Qu'on nous permette de parler librement en prenant un exemple sans appui dans la nature : Pour la nourriture du corps, si rien de ce qui a été absorbé n'était rejeté, si tout était assimilé pour contribuer au développement du corps, celui-ci grandirait considérablement ; la nourriture quotidienne accroîtrait automatiquement les dimensions physiques.

La justice — et toute vertu qui l'accompagne — de même, dont rien n'est rejeté quand on s'en nourrit, comme nous venons de l'imaginer pour la nourriture, fait grandir sans cesse et développe puissamment ceux qui en bénéficient.

Si donc nous comprenons en quoi consiste cette faim, si nous rejetons la satiété du mal, si nous avons faim de la justice de Dieu, nous en serons rassasiés dans le Christ Jésus, notre Seigneur dont la gloire est établie pour les siècles des siècles.
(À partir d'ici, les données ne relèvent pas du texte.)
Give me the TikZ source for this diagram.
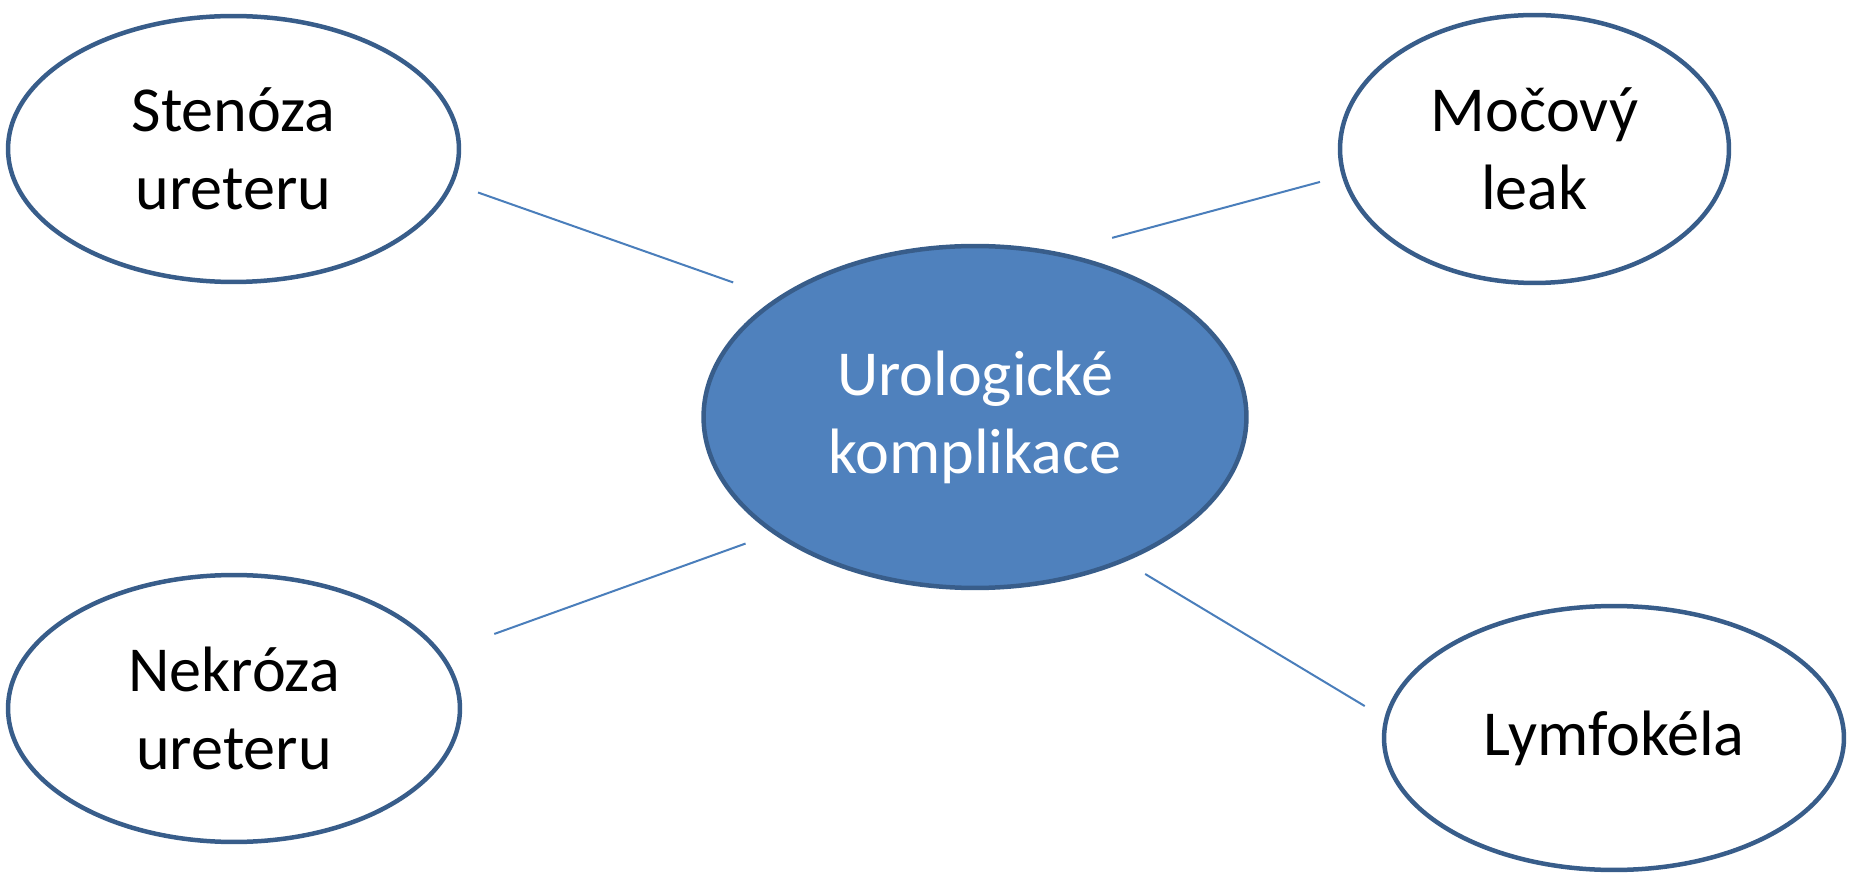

[1] Les homélies 4 et 5 sont traduites par G. Parrent.

[2] Il s'agit là de la justice financière et judiciaire, alors que la justice Dieu dont parie l'Écriture rend juste au sens de saint et parfait.

[3] L'auteur a présente à l'esprit la parabole du riche et du pauvre Lazare, qui revient dans la suite. On notera chez Grégoire comme chez les autres Cappadociens la préoccupation sociale et le souci des pauvres.

[4] Satire dont nous savons l'exactitude par les historiens de l'époque.

[5] « Ce désir... cet appel de Dieu, bien que Dieu sans cesse y réponde, reste par un certain côté, en tant précisément qu'appel, inexaucé. » Urs van Balthasar, op. cit., pp. 75-76.

[6] Cf. Urs van Balthasar, op. cit., p. 15.

[7] Ici Grégoire dépasse les considérations morales pour décrire un aspect de la mystique qui lui est cher. Cf. Urs von Balthasar, op. cit., pp. 75-76.